Thursday, August 5, 2021

"Yellow Glove" (and other stuff) by Naomi Shihab Nye from her 2020 collection Everything Comes Next


What can a yellow glove mean in a world of cars and 
governments?

I was small, like everyone.  Life was a string of precautions:  Don't
kiss the squirrel before you bury him, suck candy, pop balloons,
drop watermelons, watch TV.  When the new gloves appeared one
Christmas, I heard it trailing me.  Don't lose the yellow gloves.

I was small, there was too much to remember.  One day, waving at a
stream -- the ice had cracked, winter chipping down, soon we would
sail boats and roll into ditches -- I let a glove go.  Into the stream,
sucked under the street.  Since when did streets have mouths?  I
walked home on a desperate road.  Gloves cost money.  We didn't
have much.  I would tell no one.  I would wear the yellow glove that
was left and keep the other hand in a pocket.  I knew my mother's 
eyes had tears they had not cried yet.  I didn't want to be the one to
make them flow.  It was the prayer I spoke secretly, folding socks,
lining up donkeys in windowsills, to be good, a promise made to the
roaches who scouted my closet at night, if you don't get in my bed, I
will be good.  And they listened.  I had a lot to fulfill.
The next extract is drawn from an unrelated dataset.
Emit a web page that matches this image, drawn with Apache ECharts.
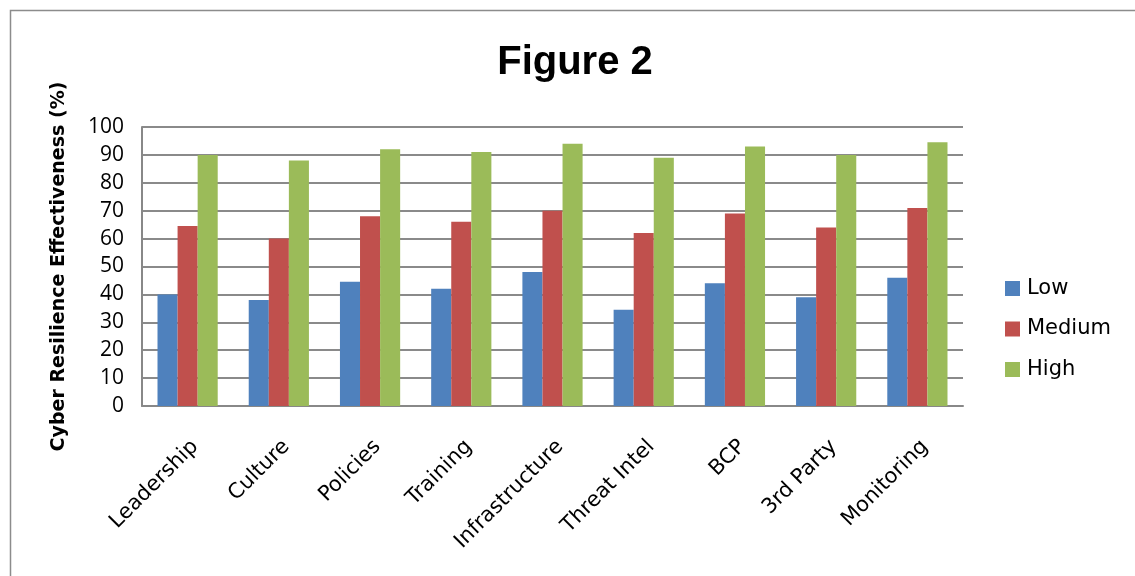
<!DOCTYPE html>
<html><head><meta charset="utf-8">
<script src="https://cdn.jsdelivr.net/npm/echarts@6/dist/echarts.min.js"></script>
<style>html,body{margin:0;padding:0;background:#fff}#c{width:1135px;height:576px}</style>
</head><body><div id="c"></div>
<script>
const categories = ['Leadership','Culture','Policies','Training','Infrastructure','Threat Intel','BCP','3rd Party','Monitoring'];
const lowValues = [40,38,44.5,42,48,34.5,44,39,46];
const mediumValues = [64.5,60,68,66,70,62,69,64,71];
const highValues = [90,88,92,91,94,89,93,90,94.5];
const yTicks = [0,10,20,30,40,50,60,70,80,90,100];

const chart = echarts.init(document.getElementById('c'), null, {renderer:'canvas'});
const titleFont = 'Liberation Sans Narrow, Liberation Sans, sans-serif';
chart.setOption({
  animation:false,
  backgroundColor:'#fff',
  graphic:[{type:'rect', shape:{x:10.5,y:10.5,width:1200,height:700}, style:{fill:'none', stroke:'#8c8c8c', lineWidth:1.5}, silent:true}],
  title:{text:'Figure 2', left:570, textAlign:'center', top:38,
    textStyle:{fontFamily:titleFont, fontWeight:'bold', fontSize:40, color:'#000'}},
  legend:{orient:'vertical', left:1000, top:271, itemWidth:15, itemHeight:15, itemGap:15.5,
    icon:'rect', textStyle:{fontFamily:'DejaVu Sans, sans-serif', fontSize:21, color:'#000', lineHeight:25, padding:[0,0,0,2]},
    data:['Low','Medium','High']},
  grid:{left:142, right:172, top:127, bottom:170},
  xAxis:{type:'category', data:categories,
    axisLine:{lineStyle:{color:'#888', width:2}}, axisTick:{show:false},
    axisLabel:{rotate:45, interval:0, fontFamily:'DejaVu Sans, sans-serif', fontSize:21, color:'#000', margin:30, verticalAlign:'top'}},
  yAxis:{type:'value', min:0, max:100, interval:10,
    name:'Cyber Resilience Effectiveness (%)', nameLocation:'middle', nameGap:73, nameRotate:90,
    nameTextStyle:{fontFamily:'DejaVu Sans, sans-serif', fontWeight:'bold', fontSize:19, color:'#000'},
    axisLine:{show:true, lineStyle:{color:'#888', width:2}},
    axisTick:{show:false},
    axisLabel:{fontFamily:'Open Sans, sans-serif', fontSize:21, color:'#000', margin:18,
      formatter:v=>yTicks.includes(v)?String(v):''},
    splitLine:{lineStyle:{color:'#8a8a8a', width:2}}},
  series:[
    {name:'Low', type:'bar', data:lowValues, barGap:'0%', barCategoryGap:'34%', itemStyle:{color:'#4f81bd'}},
    {name:'Medium', type:'bar', data:mediumValues, itemStyle:{color:'#c0504d'}},
    {name:'High', type:'bar', data:highValues, itemStyle:{color:'#9bbb59'}}
  ]
});
</script></body></html>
The months rolled down like towels out of a machine.  I sang 
and drew and fattened the cat.  Don't scream, don't lie, don't
cheat, don't fight  -- you could hear it anywhere.  A pebble could
show you how to be smooth, tell the truth.  A field could show
 how to sleep without walls.  A stream could remember how
to drift and change -- next June I was stirring the stream like 
a soup, telling my brother dinner would be ready if he'd only
hurry up with the bread, when I saw it.   The yellow glove draped
on a twig.  A muddy survivor.  A quiet flag.

Where had it been in the three gone months?  I could wash 
it, fold it in my winter drawer with its sister, no one in that
world would ever know.  There were miracles on Harvey Street.
 Children walked home in yellow light.  Trees were reborn and
gloves traveled far, but returned.  A thousand miles later, what
can a yellow glove mean in a world of bankbooks and stereos?

Part of the difference between floating and going down.

        Found in Everything Comes Next, Collected and New Poems, 2020


  • There's another "essay", four pages long, later in the book entitled, "Museum."  I love it!  I think it's too long to type here, though.  So glad I own the book, but I know I'd read it more if it were on my blog...Maybe I'll type it in another day.
  • "The Traveling Onion" (found elsewhere on this blog and one of my favorite poems) is included in this collection.  YAY!
The following two poems come from the middle/second section of the book entitled, "THE HOLY LAND THAT ISN'T"

Before You Can

My Jewish friends are kind and gentle.
Not one of them would harm another person
even if they didn't know that person.

My Arab friends are kind and gentle.
Not one of them would harm another person
even if they didn't know that person.
They might press you to drink 45 small cups
of coffee or tea, but that would be all.

My Jewish friends have never taken my house,
my land, herded me into a cell, tortured me,
cut down my tree, never once.
My Arab friends have never built a bomb.

We respect each other as equals.
We look somewhat alike.
We laugh similarly.
We have never said the other should not exist.

So where is the problem exactly?
Let's be specific.  Who and where and what
is the problem exactly?  You have to know
before you can fix it.

Everything in Our World Did Not Seem to Fit

Once they started invading us, taking our houses
and trees, drawing lines, pushing us into tiny places.
It wasn't a bargain or deal or even a real war.
To this day they pretend it was.
Bu it was something else.
We were sorry what happened to them but
we had nothing to do with it.
You don't think what a little plot of land means
till someone takes it and you can't go back.
Your feet still want to walk there.
Now you are drifting worse
than homeless dust, very lost feeling.
I cried even to think of our hallway,
cool stone passage inside the door.
Nothing would fit for year.
They came with guns, uniforms, declarations.
Life magazine said,
"It was surprising to find some Arabs still in their houses."
Surprising?  Where else would we be?
Up on the hillsides?
Conversing with mint and sheep, digging in dirt?
Why was someone else's need for a home
greater than our own need for our own homes
we were already living in?  No one has ever been able
to explain this sufficiently.  But they find
a lot of other things to talk about.